Some of the students were pasting up anti-government stickers close to an office of the ruling Serbian Progressive Party at the time of the attack, according to local reports.
Prime Minister Miloš Vučević said he was resigning “after this event that took place last night” and “in order to reduce tensions.”
Vučević said the Mayor of Novi Sad will also resign.
But even the scalp of the Prime Minister is unlikely to placate the protesters.
Their anger is directed against President Aleksandar Vucic and his government who they accuse of corruption and negligence.
Transparency International said the railway station disaster was a “chilling example” of endemic corruption in Serbia, including in state-owned industry, media and impaired democratic processes.

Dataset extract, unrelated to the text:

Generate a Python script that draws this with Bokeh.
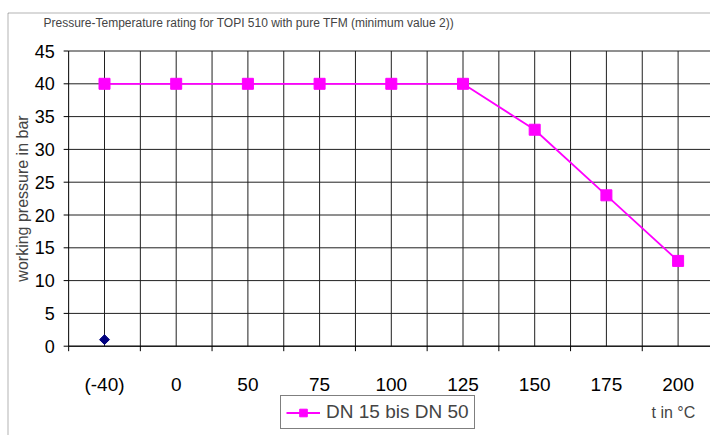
import math
from bokeh.plotting import figure
from bokeh.models import Legend, LegendItem, Label, BoxAnnotation, Range1d
from bokeh.core.properties import value
from bokeh.embed import file_html
from bokeh.resources import INLINE

categories = ["(-40)", "0", "50", "75", "100", "125", "150", "175", "200"]
pressure = [40, 40, 40, 40, 40, 40, 33, 23, 13]
min_categories = ["(-40)"]
min_values = [1]
y_ticks = [0, 5, 10, 15, 20, 25, 30, 35, 40, 45]

title_text = "Pressure-Temperature rating for TOPI 510 with pure TFM  (minimum value 2))"
y_label = "working pressure in bar"
x_label = "t in °C"
series_name = "DN 15 bis DN 50"
FONT = "Liberation Sans"

# ---- layout (pixels) ----
W, H = 710, 435
X0PX, DX = 104.0, 71.7    # pixel of first category, category spacing
Y0PX, DY = 345.7, 6.56    # pixel of y=0, pixels per unit


def px2x(px):
    return (px - X0PX) / DX


def py2y(py):
    return (Y0PX - py) / DY


xs = [categories.index(c) for c in categories]
xs_min = [categories.index(c) for c in min_categories]
n = len(categories)
x_lo = -0.5
x_hi = px2x(W + 30)
y_top = max(y_ticks)

p = figure(width=W, height=H, output_backend="svg", toolbar_location=None,
           x_range=Range1d(px2x(0), px2x(W)), y_range=Range1d(py2y(H), py2y(0)),
           min_border=0, x_axis_type=None, y_axis_type=None)
p.outline_line_color = None
p.background_fill_color = "white"
p.border_fill_color = "white"

GRID = "#202020"
# horizontal grid lines
p.segment(x0=[x_lo] * len(y_ticks), y0=y_ticks, x1=[x_hi] * len(y_ticks), y1=y_ticks,
          line_color=GRID, line_width=1)
# vertical grid lines (boundaries and category centres)
bounds = [i - 0.5 for i in range(n + 1)]
vx = sorted(set(bounds[1:] + xs))
p.segment(x0=vx, y0=[0] * len(vx), x1=vx, y1=[y_top] * len(vx),
          line_color=GRID, line_width=1)

# axes
p.segment(x0=[x_lo], y0=[0], x1=[x_lo], y1=[y_top], line_color="black", line_width=1)
p.segment(x0=[x_lo], y0=[0], x1=[x_hi], y1=[0], line_color="black", line_width=1)
p.ray(x=[x_lo] * len(y_ticks), y=y_ticks, length=5, length_units="screen",
      angle=math.pi, line_color="black", line_width=1)
p.ray(x=bounds, y=[0] * len(bounds), length=5, length_units="screen",
      angle=-math.pi / 2, line_color="black", line_width=1)

# tick labels
p.text(x=[x_lo] * len(y_ticks), y=y_ticks, text=[str(t) for t in y_ticks],
       x_offset=-14, text_align="right", text_baseline="middle",
       text_font=value(FONT), text_font_size=value("18px"), text_color="black")
p.text(x=xs, y=[0] * n, text=categories, y_offset=38, text_align="center",
       text_baseline="middle", text_font=value(FONT), text_font_size=value("19px"),
       text_color="black")

# data
ln = p.line(xs, pressure, line_color="#FF00FF", line_width=1.8)
sq = p.scatter(xs, pressure, marker="square", size=11, fill_color="#FF00FF",
               line_color="#FF00FF")
p.scatter(xs_min, min_values, marker="square", angle=math.pi / 4, size=7,
          fill_color="#000080", line_color="#000080")

# texts
p.add_layout(Label(x=px2x(43), y=py2y(22), text=title_text, text_font=FONT,
                   text_font_size="12px", text_baseline="middle", text_align="left"))
p.add_layout(Label(x=px2x(22), y=py2y(198), text=y_label, text_font=FONT,
                   text_font_size="16px", text_baseline="middle", text_align="center",
                   angle=math.pi / 2))
p.add_layout(Label(x=px2x(651), y=py2y(412), text=x_label, text_font=FONT,
                   text_font_size="16px", text_baseline="middle", text_align="left"))

legend = Legend(items=[LegendItem(label=series_name, renderers=[ln, sq])],
                location=(280, 6), orientation="horizontal",
                label_text_font=FONT, label_text_font_size="19px",
                border_line_color="black", border_line_width=1,
                padding=5, margin=0, spacing=0, glyph_width=34, glyph_height=19,
                label_standoff=6, background_fill_color="white")
p.add_layout(legend, "center")

# outer chart border
p.add_layout(BoxAnnotation(left=px2x(7.5), right=px2x(W + 40), top=py2y(12.5),
                           bottom=py2y(H + 40), fill_alpha=0, line_color="black",
                           line_width=1, level="underlay"))

open("out.html", "w").write(file_html(p, INLINE))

Ever defiant, the president has offered to hold an “advisory referendum” into his own popularity.
The protests have been led by thousands of students and supported by teachers and other workers.
Serbia is an EU candidate country, but has made little progress towards completing the reforms demanded by the European Union to progress its application.
“It is clear that we need the democratic reforms to go ahead,” the EU’s then enlargement commissioner, Oliver Varhelyi, warned last summer.
Relations between the EU and Serbia have been tense since the start of the Ukraine war. Serbia has a long and close relationship with Moscow.
Serbia has refused to impose sanctions against Russia and continues to buy Russian gas.
Serbia also has a close relationship with China. A Chinese consortium has a contract to carry out railway repairs, including in Novi Sad, but was not involved with the renovation of the canopy roof which collapsed, according to the government.
The protesters are demanding an independent investigation into the accident, but anger has also spread into wider discontent in the government.
President Vučić has previously claimed that the protests are being fuelled by “foreign powers”, but is determined that he will stay in office.
“If they think I’m Assad, and that I’ll run away somewhere, I will not,” he said last month in a nod to Syrian dictator Bashar al-Assad’s demise.